The Pennsylvania Steel Company was the name of two Pennsylvania steel companies.

The original company was established in late 1865 by: J. Edgar Thomson, president of the Pennsylvania Railroad, Samuel Morse Felton Sr., recently retired president of the Philadelphia, Wilmington and Baltimore Railroad, and Nathaniel Thayer III of the Baldwin Locomotive Works. Felton, named president in January 1866, chose the 100-acre site of modern-day Steelton, Pennsylvania to build the first steel mill, purchasing land from Henry A. and Rudolph F. Kelker after obtaining the Bessemer license from Burden Iron Works in Troy, New York. Alexander Lyman Holley, the steel pioneer who first brought this process to America, was chosen to build the mill, and mansion for Felton, which was completed in 1867 along the banks of the Susquehanna River and next to the Pennsylvania Canal, and became operational on May 15, 1868. It consisted of blast furnaces and a Bessemer process mill. The company was acquired by Bethlehem Steel in 1917 and, by 1960, the open hearth furnaces were closed by a single blast furnace. Open hearth furnaces continued to operate until 1968 when they were replaced by electric arc furnaces. In 1983, a continuous caster was installed at the plant. Bethlehem Steel declared bankruptcy in 2001 and the plant was acquired by International Steel Group, which later merged into Mittal and then ArcelorMittal.
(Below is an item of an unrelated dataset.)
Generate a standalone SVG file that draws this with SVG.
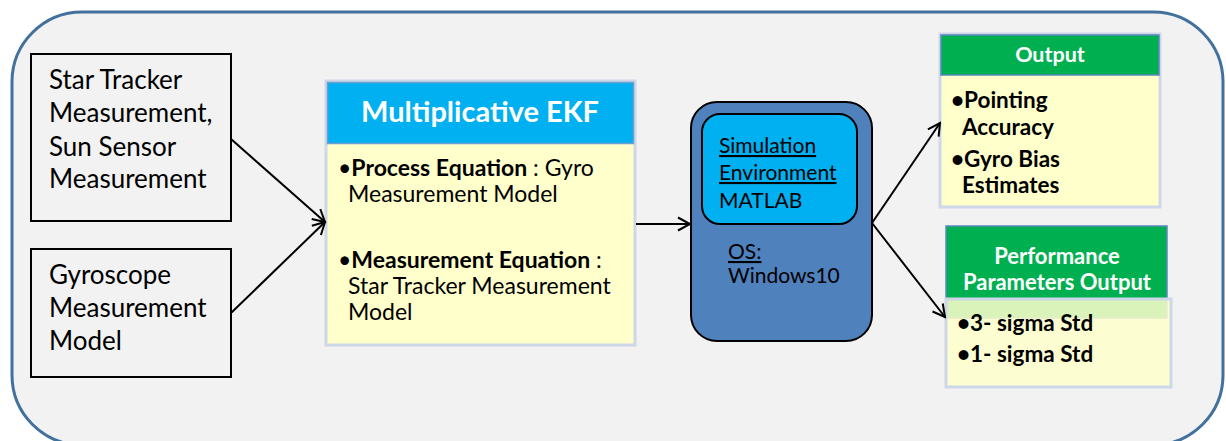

The Steelton rail mill continued in operation until it was closed permanently by Cleveland-Cliffs in 2025.

The second Pennsylvania Steel Company was originally known as the Pennsylvania Steel & Aluminum Company, and was established in 1972 in Huntingdon Valley, Pennsylvania. It distributes and processes steel and aluminum products but does not manufacture raw steel or aluminum. The company was renamed the Pennsylvania Steel Company in 1988 and moved its production from Huntington Valley to Bensalem Township, Pennsylvania, in 1993.